You should ask the company for the exact nature of the allegation against you before you reply.
You should take a witness to any meeting which the company calls, but not a witness from within the company.
You should receive the allegation in writing and ask for a reasonable time to respond. The company may be intending to dismiss you because it will be easier to do that than face a controversial sexual harassment claim from your accuser. However you may wish to take action while you are being stood down and not wait until you have been dismissed before claiming wrongful dismissal. In certain circumstances the accuser of the false allegations may be liable to pay you damages for defamation, especially if that defamation causes you to lose your job. Your initial dispute is with the accuser, rather than the company itself.
The company may not dismiss you if it is aware that you have taken action against the fellow employee to defend your good name. It will come as a shock to the accuser to be sued for defamation and it may be that the best way out for the accuser is to make an apology to you which will assist you to save your job.
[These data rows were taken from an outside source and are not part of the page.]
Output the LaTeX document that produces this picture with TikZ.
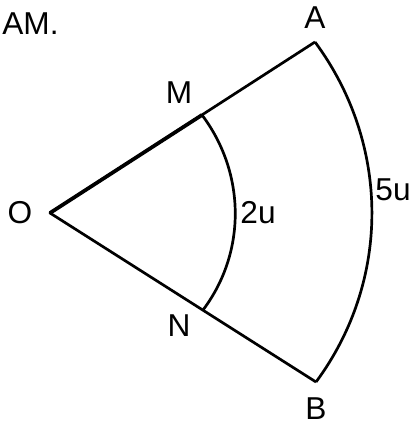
\documentclass[tikz,border=0pt]{standalone}
\usepackage{fontspec}
\setmainfont{Liberation Sans}
\begin{document}
\begin{tikzpicture}[x=0.03cm,y=0.03cm,line width=2.3pt,line join=round,
  font=\fontsize{27}{32}\selectfont]
\useasboundingbox (0,0) rectangle (414,427);
\coordinate (O) at (50,214);
\coordinate (A) at (315,385);
\coordinate (B) at (316,45);
\coordinate (M) at (202,312);
\coordinate (N) at (203,117);
\node[anchor=west,inner sep=0pt] (lAM) at (1,403) {AM.};
\node (lA) at (315,409) {A};
\node (lM) at (179,334) {M};
\node (lO) at (20,214) {O};
\node (l2u) at (258,214) {2u};
\node (l5u) at (393,237) {5u};
\node (lN) at (179,101) {N};
\node (lB) at (316,18) {B};
\draw (A) -- (O) -- (B);
\draw[line width=3.2pt] (O) -- (M);
\draw (M) to[out=-53,in=53,looseness=0.95] (N);
\draw (A) to[out=-53.5,in=53.5,looseness=0.95] (B);
\end{tikzpicture}
\end{document}
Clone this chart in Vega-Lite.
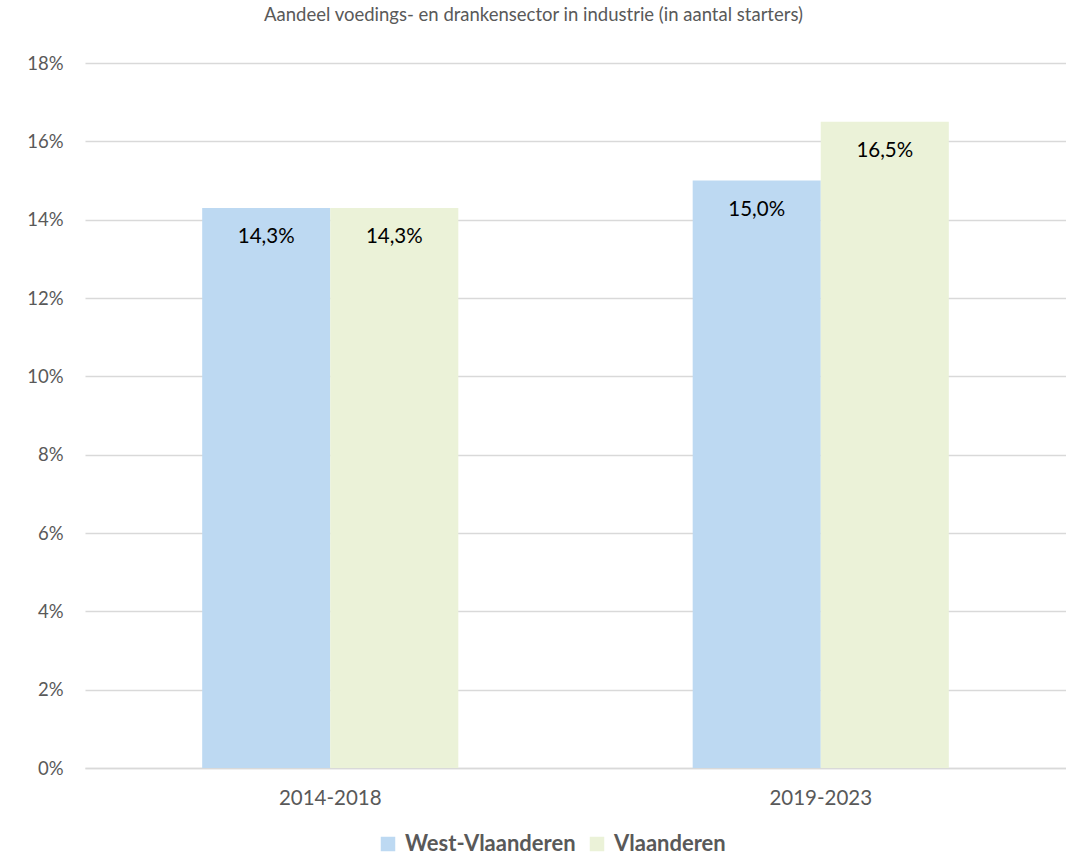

This will also be effective for saving the other employee a substantial amount of legal costs and a payout. The overall result might well be that you can hold on to your job and that the accuser is dismissed for wilful unlawful serious misconduct for making the false allegation.
Not all companies however will back you and it may be that you will be dismissed even though you have commenced defamation proceedings. You can then decide whether or not to issue wrongful termination of employment proceedings against your employer or whether you merely rely upon your legal proceedings against the accuser. It is a better position for you to have more than one option, especially because a payment for defamation will be treated differently to a payment from an employer in terms of the taxation payable.